Sharks & Boys by Kristen Tracy
When 15-year-old Enid Calhoun follows her boyfriend Wick to Maryland for a party, fearful that he might be intending to cheat on her, she finds herself sneaking on board a houseboat where Wick and his friends plan to have a wild night. But before the boys discover their stowaway, a hurricane strikes, and the teenagers are carried miles from the shore and shipwrecked. What follows is a harrowing, yet heartwarming, story of survival, as the teens battle hypothermia, dehydration, man-eating sharks--and along the way, confront their own deepest secrets, including their catalytic roles in the disaster.
Ash by Malinda Lo
In the wake of her father's death, Ash is left at the mercy of her cruel stepmother. Consumed with grief, her only joy comes by the light of the dying hearth fire, rereading the fairy tales her mother once told her. In her dreams, someday the fairies will steal her away, as they are said to do. When she meets the dark and dangerous fairy Sidhean, she believes that her wish may be granted.

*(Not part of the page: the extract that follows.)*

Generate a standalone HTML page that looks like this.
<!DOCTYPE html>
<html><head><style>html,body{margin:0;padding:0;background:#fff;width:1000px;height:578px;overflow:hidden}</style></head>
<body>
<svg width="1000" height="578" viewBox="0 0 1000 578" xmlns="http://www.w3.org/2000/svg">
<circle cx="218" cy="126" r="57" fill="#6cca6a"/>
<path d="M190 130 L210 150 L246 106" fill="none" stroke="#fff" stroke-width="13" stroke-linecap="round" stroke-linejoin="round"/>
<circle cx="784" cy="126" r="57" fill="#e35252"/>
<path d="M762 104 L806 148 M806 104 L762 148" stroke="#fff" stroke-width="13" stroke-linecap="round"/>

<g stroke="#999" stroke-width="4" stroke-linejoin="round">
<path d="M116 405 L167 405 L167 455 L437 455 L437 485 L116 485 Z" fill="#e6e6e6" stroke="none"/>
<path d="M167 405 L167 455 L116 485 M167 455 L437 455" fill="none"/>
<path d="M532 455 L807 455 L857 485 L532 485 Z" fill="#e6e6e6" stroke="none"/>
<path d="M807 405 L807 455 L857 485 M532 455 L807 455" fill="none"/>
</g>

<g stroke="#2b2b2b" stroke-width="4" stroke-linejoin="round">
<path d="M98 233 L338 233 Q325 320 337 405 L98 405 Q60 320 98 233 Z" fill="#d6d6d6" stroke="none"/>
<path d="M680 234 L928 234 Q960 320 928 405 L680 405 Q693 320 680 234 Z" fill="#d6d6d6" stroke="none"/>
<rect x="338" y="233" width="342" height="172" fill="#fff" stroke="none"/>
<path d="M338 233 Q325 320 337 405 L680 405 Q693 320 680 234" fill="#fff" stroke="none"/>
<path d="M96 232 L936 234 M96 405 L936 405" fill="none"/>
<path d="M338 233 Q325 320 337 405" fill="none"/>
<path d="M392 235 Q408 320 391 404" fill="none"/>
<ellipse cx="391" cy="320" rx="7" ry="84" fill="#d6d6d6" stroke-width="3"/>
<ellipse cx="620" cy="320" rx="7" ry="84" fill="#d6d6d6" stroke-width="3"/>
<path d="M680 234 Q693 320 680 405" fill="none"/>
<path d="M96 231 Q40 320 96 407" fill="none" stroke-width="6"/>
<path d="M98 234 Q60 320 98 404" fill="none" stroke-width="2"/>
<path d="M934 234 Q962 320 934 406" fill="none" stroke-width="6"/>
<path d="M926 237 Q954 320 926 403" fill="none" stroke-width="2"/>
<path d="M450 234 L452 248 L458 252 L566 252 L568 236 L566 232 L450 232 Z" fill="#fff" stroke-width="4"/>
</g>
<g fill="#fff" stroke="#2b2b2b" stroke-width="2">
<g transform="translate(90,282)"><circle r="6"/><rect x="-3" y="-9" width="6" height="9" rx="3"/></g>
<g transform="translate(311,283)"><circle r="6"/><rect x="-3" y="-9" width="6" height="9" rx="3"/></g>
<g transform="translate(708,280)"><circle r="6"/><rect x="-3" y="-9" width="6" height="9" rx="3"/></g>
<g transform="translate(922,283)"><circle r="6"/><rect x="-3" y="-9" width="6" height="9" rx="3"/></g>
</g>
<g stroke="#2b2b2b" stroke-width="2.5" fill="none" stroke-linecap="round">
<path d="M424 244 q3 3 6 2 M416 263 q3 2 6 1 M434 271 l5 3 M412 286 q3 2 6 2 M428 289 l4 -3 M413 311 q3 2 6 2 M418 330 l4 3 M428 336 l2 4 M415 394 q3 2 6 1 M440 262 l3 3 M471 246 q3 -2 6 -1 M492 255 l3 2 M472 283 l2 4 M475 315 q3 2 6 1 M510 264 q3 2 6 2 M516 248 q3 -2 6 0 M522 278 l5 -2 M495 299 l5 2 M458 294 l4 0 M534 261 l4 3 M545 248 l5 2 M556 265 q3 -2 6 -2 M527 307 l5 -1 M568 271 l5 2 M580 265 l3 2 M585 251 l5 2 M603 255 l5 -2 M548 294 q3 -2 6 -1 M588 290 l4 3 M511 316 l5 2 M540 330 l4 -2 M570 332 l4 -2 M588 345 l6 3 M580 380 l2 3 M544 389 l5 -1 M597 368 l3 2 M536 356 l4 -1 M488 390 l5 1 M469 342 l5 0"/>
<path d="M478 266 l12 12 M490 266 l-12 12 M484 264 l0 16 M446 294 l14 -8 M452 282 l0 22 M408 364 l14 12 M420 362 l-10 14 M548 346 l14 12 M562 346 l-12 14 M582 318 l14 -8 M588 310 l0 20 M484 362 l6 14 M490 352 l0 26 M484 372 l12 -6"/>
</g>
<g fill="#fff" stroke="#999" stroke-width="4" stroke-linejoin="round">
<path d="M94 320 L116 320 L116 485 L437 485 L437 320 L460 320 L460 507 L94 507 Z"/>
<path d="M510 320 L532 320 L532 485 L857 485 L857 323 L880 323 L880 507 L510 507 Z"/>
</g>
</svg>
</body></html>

The day that Ash meets Kaisa, the King's Huntress, her heart begins to change. Instead of chasing fairies, Ash learns to hunt with Kaisa. Though their friendship is as delicate as a new bloom, it reawakens Ash's capacity for love-and her desire to live. But Sidhean has already claimed Ash for his own, and she must make a choice between fairy tale dreams and true love.
Entrancing, empowering, and romantic, Ash is about the connection between life and love, and solitude and death, where transformation can come from even the deepest grief.